A big hurdle is opposition within the U.S. Senate to a domestic climate bill sponsored by the majority Democrats.
If the Senate is unable to agree on legislation to cut greenhouse gas emissions before the summit, Obama's Democratic administration will have its hands tied in Copenhagen and the chances of a deal will erode further.
At a final preparatory meeting in Barcelona on Monday, the United States came under pressure to follow other rich countries and set a 2020 goal for cutting greenhouse gases. The summit's prospective Danish hosts said it could not come "empty-handed" to Copenhagen.
"We need a clear target from the United States in Copenhagen," said the head of the U.N. Climate Change Secretariat, Yvo de Boer. "That is an essential part of the puzzle.
SPECIAL RELATIONSHIP
Merkel's speech is an opportunity to address U.S. lawmakers directly and drive home a message that the world is watching Washington on the climate issue.
In 2007, Merkel cajoled Obama's predecessor, George W. Bush, into backing a strong G8 statement on global warming, earning the nickname "Klimakanzlerin," or Climate Chancellor. But winning over skeptical Senate Republicans may be tougher.

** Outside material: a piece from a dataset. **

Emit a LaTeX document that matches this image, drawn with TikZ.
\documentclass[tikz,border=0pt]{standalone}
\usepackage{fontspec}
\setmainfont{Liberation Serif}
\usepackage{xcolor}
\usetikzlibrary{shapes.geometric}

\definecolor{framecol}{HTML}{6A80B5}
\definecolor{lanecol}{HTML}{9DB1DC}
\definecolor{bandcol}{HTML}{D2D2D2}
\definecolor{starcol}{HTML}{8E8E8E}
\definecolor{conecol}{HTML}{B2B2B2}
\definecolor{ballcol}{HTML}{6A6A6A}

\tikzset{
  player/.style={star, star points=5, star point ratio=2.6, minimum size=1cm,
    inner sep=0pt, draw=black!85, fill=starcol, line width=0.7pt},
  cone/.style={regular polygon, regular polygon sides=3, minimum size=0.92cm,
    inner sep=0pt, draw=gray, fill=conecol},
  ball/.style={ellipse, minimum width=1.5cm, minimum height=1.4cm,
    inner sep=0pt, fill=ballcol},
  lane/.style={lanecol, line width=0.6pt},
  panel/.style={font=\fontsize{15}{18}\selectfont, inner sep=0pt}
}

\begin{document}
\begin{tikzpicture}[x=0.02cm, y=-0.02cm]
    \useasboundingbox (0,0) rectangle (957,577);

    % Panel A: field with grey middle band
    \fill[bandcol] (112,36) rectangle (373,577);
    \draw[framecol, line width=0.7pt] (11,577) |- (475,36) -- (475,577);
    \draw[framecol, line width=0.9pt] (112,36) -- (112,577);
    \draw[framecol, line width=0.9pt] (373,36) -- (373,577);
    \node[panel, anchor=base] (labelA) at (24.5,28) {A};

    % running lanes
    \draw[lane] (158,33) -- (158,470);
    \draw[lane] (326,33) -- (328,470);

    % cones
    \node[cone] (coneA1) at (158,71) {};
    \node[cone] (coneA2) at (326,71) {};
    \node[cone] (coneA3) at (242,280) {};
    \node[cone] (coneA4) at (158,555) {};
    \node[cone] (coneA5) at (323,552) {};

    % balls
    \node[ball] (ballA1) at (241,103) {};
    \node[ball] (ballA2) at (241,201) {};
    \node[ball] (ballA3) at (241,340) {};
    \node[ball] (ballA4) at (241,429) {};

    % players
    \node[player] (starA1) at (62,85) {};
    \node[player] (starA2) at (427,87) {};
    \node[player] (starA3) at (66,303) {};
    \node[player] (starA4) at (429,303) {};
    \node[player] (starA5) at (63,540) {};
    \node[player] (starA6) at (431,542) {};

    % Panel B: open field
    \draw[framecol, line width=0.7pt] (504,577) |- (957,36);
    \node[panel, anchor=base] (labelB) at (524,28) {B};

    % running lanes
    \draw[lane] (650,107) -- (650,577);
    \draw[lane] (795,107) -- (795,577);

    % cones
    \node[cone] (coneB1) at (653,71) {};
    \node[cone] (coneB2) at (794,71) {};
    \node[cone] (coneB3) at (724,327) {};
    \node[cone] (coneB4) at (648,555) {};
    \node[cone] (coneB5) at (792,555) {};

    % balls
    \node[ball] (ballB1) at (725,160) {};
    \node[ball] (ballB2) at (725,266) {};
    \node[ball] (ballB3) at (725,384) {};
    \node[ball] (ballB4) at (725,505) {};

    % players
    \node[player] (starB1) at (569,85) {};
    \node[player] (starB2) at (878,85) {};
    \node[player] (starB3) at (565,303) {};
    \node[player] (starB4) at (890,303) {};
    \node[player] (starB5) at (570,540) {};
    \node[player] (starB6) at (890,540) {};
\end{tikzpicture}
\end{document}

Officials said Merkel's speech would last about 30 minutes and be delivered mainly in German. She is expected to highlight the special postwar relationship between Germany and the United States and Washington's role in helping bring down the Berlin Wall with its tough stance toward the Soviet Union.
The invitation to address Congress has cooled talk in the German media about a lack of rapport between Merkel and Obama.
U.S. officials say the two have developed a solid working relationship after getting off to a rocky start last year when Merkel refused to let Obama speak at the Brandenburg Gate when he was a presidential candidate.
In the Oval Office, the two shared a laugh after Merkel spoke in German to reporters about her visit while seated next to Obama.
"I think what she said was good," Obama joked.
Merkel is the only German chancellor to have grown up in communist East Germany, gaining a unique perspective on the Cold War and the events leading up to the toppling of the Wall on Nov. 9, 1989.
In her speech she is also likely to touch on the conflict in Afghanistan and the Iran's nuclear program as examples of challenges the West must unite to overcome. All three issues are on the agenda for her talks with Obama.
Western powers are engaged in a cat-and-mouse game with Iran, which has signaled that it wants fundamental changes to a nuclear fuel deal it committed to in talks last month.
"The president will want to get her sense on how she sees things with Iran and what needs to be happening here," said a U.S. official, speaking on condition of anonymity.
The United States, Germany and their NATO allies are struggling to forge a new strategy on Afghanistan, where violence is at its worst since U.S.-led forces ousted the Taliban in 2001.
Obama is weighing a request from his top commander in Afghanistan to increase U.S. troop levels by 40,000.
Merkel, French President Nicolas Sarkozy and British Prime Minister Gordon Brown have called for a conference early next year to set targets for handing over responsibility for security to Afghan authorities.